La cause ? Un trou dans la raquette. Dans le cas de saisies pénales, la gestion est obligatoirement attribuée pour les sommes d’argent. Pour les autres biens, la décision revient au magistrat. Cette « faiblesse des chiffres en matière de gestion des autres biens, hormis les titres et les immeubles, démontre que la loi du 22 juin 2022 ne produit pas les effets escomptés », lit-on dans le rapport d’activité. Michel Turk propose de simplifier la loi en confiant d’office au BGA la gestion des autres biens saisis, y compris des pièces à conviction. Cette solution permettrait également de disposer d’un seul registre centralisé. Le directeur du BGA demande en outre que l’agence se voit confier le pouvoir de décider de l’aliénation (la vente) ou de la destruction des biens saisis. « La décision d’aliéner deviendrait ainsi une décision administrative et non plus judiciaire », est-il écrit. Serait prévue parallèlement la possibilité pour la personne concernée de contester la décision d’aliénation ou de destruction prise par le BGA.

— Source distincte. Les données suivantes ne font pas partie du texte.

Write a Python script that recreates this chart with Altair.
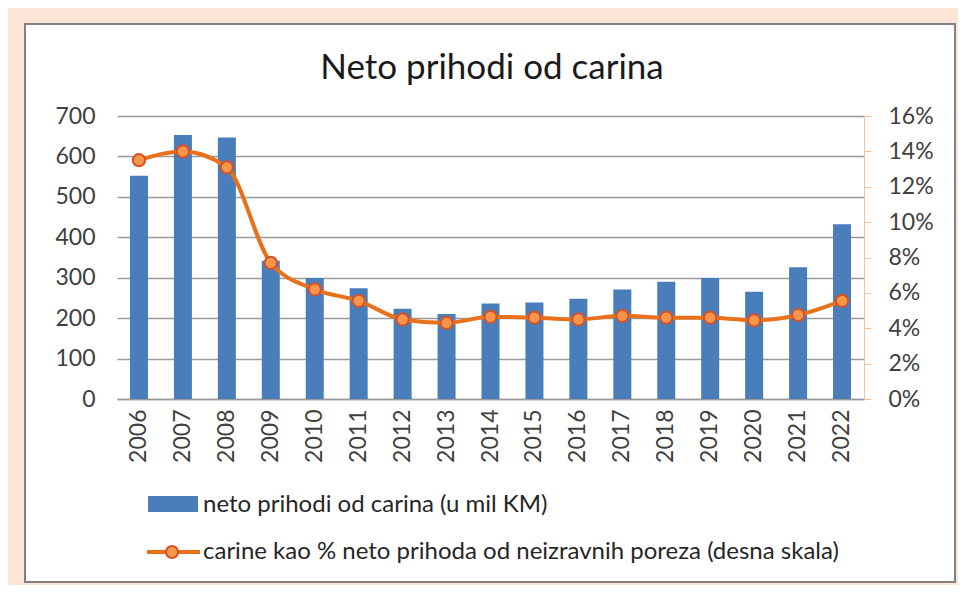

Le BGA a à peine deux ans et il faut déjà envisager une refonte de sa loi. Dans sa note au formateur datant d’octobre 2023, le procureur d’État Georges Oswald s’attarde sur deux points nécessitants « d’importantes améliorations » pour la prochaine évaluation du Gafi entre 2026 et 2028. L’un d’entre eux est l’efficacité en matière de saisies et confiscations. « Il ne fait aucun doute que si le statu quo est maintenu ou si seulement des améliorations minimes sont apportées, le Luxembourg sera placé sur la liste grise », alerte Georges Oswald.